Tesla’s Optimus humanoid robot on display (Stanislav Kogikuvia/Getty Images)

Tesla’s mission-critical Optimus project is reportedly falling behind schedule. Traders are buying the stock anyway.

The Information reports that Tesla is far behind on its promise to make 5,000 Optimus robots by year’s end, and the product is facing engineering challenges.

7/25/25 11:03AM

Elon Musk says Tesla’s Optimus robots will be the “biggest product of all time.”

But, as is so often the case, the company seems to be falling behind on the CEO’s timeline for producing them. As is also often the case, investors don’t seem to think that’s a problem.

A report from The Information on Friday says Optimus production is well behind Musk’s goal for 5,000 of the robots this year. “Hundreds” of the sleek black-and-white bots have been produced to date, and many of them sit without hands or forearms as the company works on replicating the mechanics of five fingers.

How did traders react, you ask? They don’t seem to think the speed bump will derail the company’s march upward, bidding Tesla stock up 4.9% by midday and putting it on track for its best day since July 2.

Tesla traders have a long and successful history of detaching from the fundamentals of the company in favor of dreams of an autonomous future (or maybe just big future stock returns).

For his part, Musk says Optimus could propel Tesla to be worth $25 trillion. He has a vision that every home and business will have a $20,000 Tesla Optimus toiling away on the tasks we can’t be bothered with.
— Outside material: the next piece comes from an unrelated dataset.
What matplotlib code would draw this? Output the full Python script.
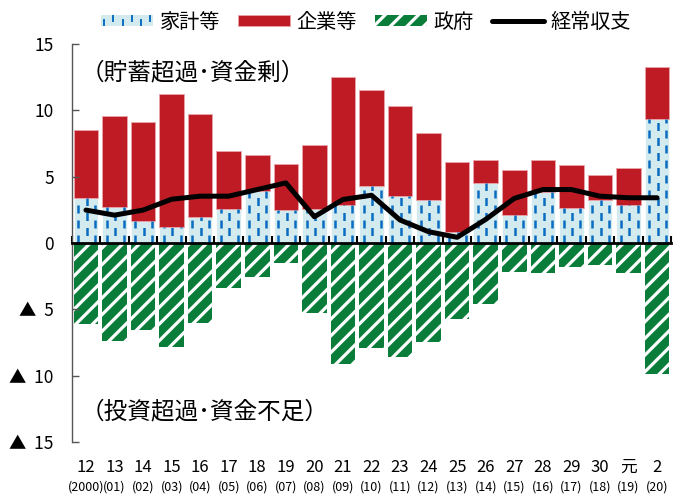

During Tesla’s Q2 earnings call this week, Musk detailed some of the engineering challenges:

“It’s a very hard problem to solve. You have to design every part of it, from physics’ first principle, principles. There’s nothing that’s off the shelf that actually works. So you’ve got to design every motor, gearbox, power electronics, control electronics, sensors, the mechanical elements.”

And that’s just the hardware, which isn’t the hardest part. For these robots to truly be useful to the public, they need to know how to move through the world, use tools, walk dogs, and serve drinks all by themselves, unlike the human remote operators who were controlling the robots at Tesla’s Cybercab launch event.

On the earnings call, Musk acknowledged that autonomy is something the company needs to solve to unlock its next act, but it isn’t there yet. Musk said Tesla was in a “weird transition period,” which could hurt the company’s financials before full-service robotaxis and Optimus arrive.

“Does that mean, like, we could have a few rough quarters? Yeah, we probably could have a few rough quarters. I’m not saying we will, but we could, you know, Q4, Q1, maybe Q2. But once you get to autonomy at scale in the second half of next year — certainly by the end of next year — I’d be surprised if Tesla economics are not very compelling.”

Musk offered few specifics about Optimus on the call, but reiterated it was Tesla’s destiny:

“I’d be surprised if, at the end of five years, 60 months from now, if we are not roughly making 100,000 Optimus robots a month, I would be shocked.”